Savaş simülasyonuna katılan bazı yetkililer, ABD'nin Ortadoğu'daki kuvvetlerinin komutanı General James N. Mattis'in sonuçlardan kaygı duyduğunu belirtiyor.
İçsel Bakış adlı savaş oyunu iki yılda bir hazırlanıyor. Söz konusu simülasyonda ABD ordusunun ana karargahı ile bölgedeki kuvvetlerinin komutalarının, olası bir savaş durumlarına nasıl tepki vereceğine dair fikir yürütülüyor.
Soğuk Savaş döneminde, Sovyetler Birliği'nin İran'ın petrol sahasına inmesi durumunda, ABD ordusunun karşı saldırısını ve sonuçları öngörmek için kurgulanan oyun, 2002 Aralık ayında, birliklerin Irak işgaline ne kadar hazır olduğunu test etmek için kullanılmıştı.
Kuzey Kore ise ABD’yi ürkütüyor.
Dünyanın kapalı kapılar ardındaki ülkesi Kuzey Kore, kara, deniz ve hava kuvvetlerinin dahil olduğu tatbikatlara devam ediyor.
Rusya’da da hazırlık var.
Rus ajanslarının haberine göre Rusya Devlet Başkanı Dimitriy Medvedev; Rusya’nın 2017-2018’e kadar misilleme tedbirlerini almaya hazır olması gerektiğini söylüyor. NATO, İran’ın füze tehdidine karşı oluşturulan füze kalkanı projesinde Rusya ile işbirliği yapmak istediğini bildiriyor, ancak Rusya’nın kalkana ortak olma önerisini reddediyor. Rusya; ABD’den, herhangi bir füze savunma sisteminin Rusya’yı hedef almayacağının güvencesini istiyor.
Ya Türkiye ne yapıyor, ne yapacak dersiniz?
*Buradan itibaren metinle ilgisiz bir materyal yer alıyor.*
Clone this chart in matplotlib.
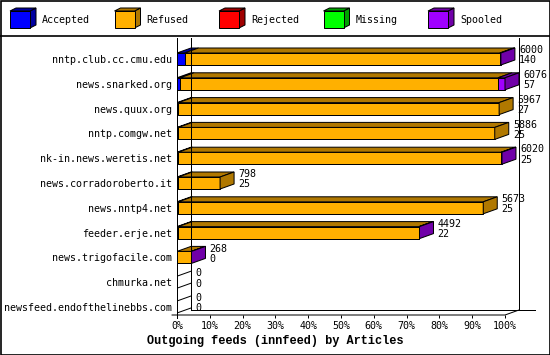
import numpy as np
import matplotlib
matplotlib.use('Agg')
import matplotlib.pyplot as plt
from matplotlib.patches import Polygon, Rectangle
from matplotlib.lines import Line2D

# --- data ---
hosts = ['nntp.club.cc.cmu.edu', 'news.snarked.org', 'news.quux.org',
         'nntp.comgw.net', 'nk-in.news.weretis.net', 'news.corradoroberto.it',
         'news.nntp4.net', 'feeder.erje.net', 'news.trigofacile.com',
         'chmurka.net', 'newsfeed.endofthelinebbs.com']
offered = [6000, 6076, 5967, 5886, 6020, 798, 5673, 4492, 268, 0, 0]
accepted = [140, 57, 27, 25, 25, 25, 25, 22, 0, 0, 0]
rejected = [0, 0, 0, 0, 0, 0, 0, 0, 0, 0, 0]
missing = [0, 0, 0, 0, 0, 0, 0, 0, 0, 0, 0]
spooled = [20, 130, 0, 0, 15, 0, 0, 10, 3, 0, 0]  # estimated from bar ends
refused = [o - a - r - m - s for o, a, r, m, s in
           zip(offered, accepted, rejected, missing, spooled)]

series = ['Accepted', 'Refused', 'Rejected', 'Missing', 'Spooled']
front_col = ['#0000ff', '#ffb000', '#ff0000', '#00ff00', '#a000ff']
dark_col = ['#0000a0', '#b07800', '#a00000', '#00a000', '#7000a8']

W, H = 550, 355
PX_PCT = 3.28      # pixels per percent
ROW = 24.8         # pixels per category
DX = 14 / PX_PCT   # depth in percent
DY = 5 / ROW       # depth in category units
BH = 12 / ROW      # bar thickness
LW = 0.72

fig = plt.figure(figsize=(W / 100, H / 100), dpi=100)
fig.patch.set_facecolor('white')
mono = 'DejaVu Sans Mono'

# plot axes, placed so that 0% sits at x=177px and rows start at y=59px
ax_l, ax_r, ax_t, ax_b = 177, 535, 36, 315
ax = fig.add_axes([ax_l / W, 1 - ax_b / H, (ax_r - ax_l) / W, (ax_b - ax_t) / H])
ax.set_xlim(0, (ax_r - ax_l) / PX_PCT)
ax.set_ylim((ax_b - 59) / ROW, (ax_t - 59) / ROW)
for s in ax.spines.values():
    s.set_visible(False)
ax.patch.set_alpha(0)

y_front = (ax_b - 59) / ROW
y_back = y_front - DY
y_top = (38 - 59) / ROW

# frame of the 3d plot area
frame = [([0, 0], [y_top, y_front + 0.12]),
         ([DX, DX], [y_top, y_back]),
         ([100 + DX, 100 + DX], [y_top, y_back]),
         ([DX, ax.get_xlim()[1]], [y_back, y_back]),
         ([-1.5, 100, 100 + DX], [y_front, y_front, y_back])]
for xs, ys in frame:
    ax.add_line(Line2D(xs, ys, color='black', lw=LW, clip_on=False))

total_max = max(offered)
segs = np.array([accepted, refused, rejected, missing, spooled], dtype=float)
for i, host in enumerate(hosts):
    top = i - BH / 2
    bot = i + BH / 2
    if offered[i] == 0:
        for yy in (top, bot):
            ax.add_line(Line2D([0, DX], [yy, yy - DY], color='black', lw=LW))
        xend = 0
    else:
        x0 = 0.0
        last = None
        for k in range(len(series)):
            w = segs[k, i] / total_max * 100
            if w <= 0:
                continue
            x1 = x0 + w
            ax.add_patch(Rectangle((x0, top), w, BH, facecolor=front_col[k],
                                   edgecolor='black', lw=LW))
            ax.add_patch(Polygon([(x0, top), (x0 + DX, top - DY), (x1 + DX, top - DY), (x1, top)],
                                 facecolor=dark_col[k], edgecolor='black', lw=LW))
            last = k
            x0 = x1
        ax.add_patch(Polygon([(x0, top), (x0 + DX, top - DY), (x0 + DX, bot - DY), (x0, bot)],
                             facecolor=dark_col[last], edgecolor='black', lw=LW))
        xend = x0
    ax.annotate(str(offered[i]), (xend + DX, i), xytext=(3, 6.3), textcoords='offset points',
                ha='left', va='center', fontsize=7.2, family=mono)
    ax.annotate(str(accepted[i]), (xend + DX, i), xytext=(3, -1.0), textcoords='offset points',
                ha='left', va='center', fontsize=7.2, family=mono)

ax.set_yticks(range(len(hosts)))
ax.set_yticklabels(hosts, family=mono, fontsize=7.2)
ax.tick_params(axis='y', length=0, pad=3.8)
ax.set_xticks(range(0, 101, 10))
ax.set_xticklabels([f'{v}%' for v in range(0, 101, 10)], family=mono, fontsize=7.2)
ax.tick_params(axis='x', direction='out', length=2.2, width=LW, pad=2)

fig.text(275 / W, 1 - 341 / H, 'Outgoing feeds (innfeed) by Articles',
         ha='center', va='center', fontsize=8.6, fontweight='bold', family='Liberation Mono')

# legend band
leg = fig.add_axes([0, 1 - 35 / H, 1, 35 / H])
leg.set_xlim(0, W)
leg.set_ylim(35, 0)
leg.axis('off')
for k, name in enumerate(series):
    x0 = 10 + 104.5 * k
    leg.add_patch(Polygon([(x0 + 20, 11), (x0 + 26, 8), (x0 + 26, 25), (x0 + 20, 28)],
                          facecolor=dark_col[k], edgecolor='black', lw=LW))
    leg.add_patch(Polygon([(x0, 11), (x0 + 6, 8), (x0 + 26, 8), (x0 + 20, 11)],
                          facecolor=dark_col[k], edgecolor='black', lw=LW))
    leg.add_patch(Rectangle((x0, 11), 20, 17, facecolor=front_col[k], edgecolor='black', lw=LW))
    leg.text(x0 + 32, 20, name, ha='left', va='center', fontsize=7.2, family=mono)

# borders
fig.add_artist(Rectangle((0.5 / W, 0.5 / H), 1 - 1 / W, 1 - 1 / H, transform=fig.transFigure,
                         fill=False, edgecolor='black', lw=1.2))
fig.add_artist(Line2D([0, 1], [1 - 35.5 / H, 1 - 35.5 / H], transform=fig.transFigure,
                      color='black', lw=1.2))

fig.savefig('out.png', dpi=100)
Ülkeyi yöneten Deccal’in müridleri, ABD’ye endeksli dış politika yürüttükleri için ABD neye karar verirse onu uygulayacaklar.
Türkiye Armageddon savaşının odak ülkesidir. İstihbarat örgütlerinin leş kargalar gibi Türkiye’yi mesken tutması boşuna değil. İşbirlikçilerin maskesine dikkat edin.
Günün Sözü: Basiretsiz yöneticiler elinde devletin sarsılması kaçınılmazdır.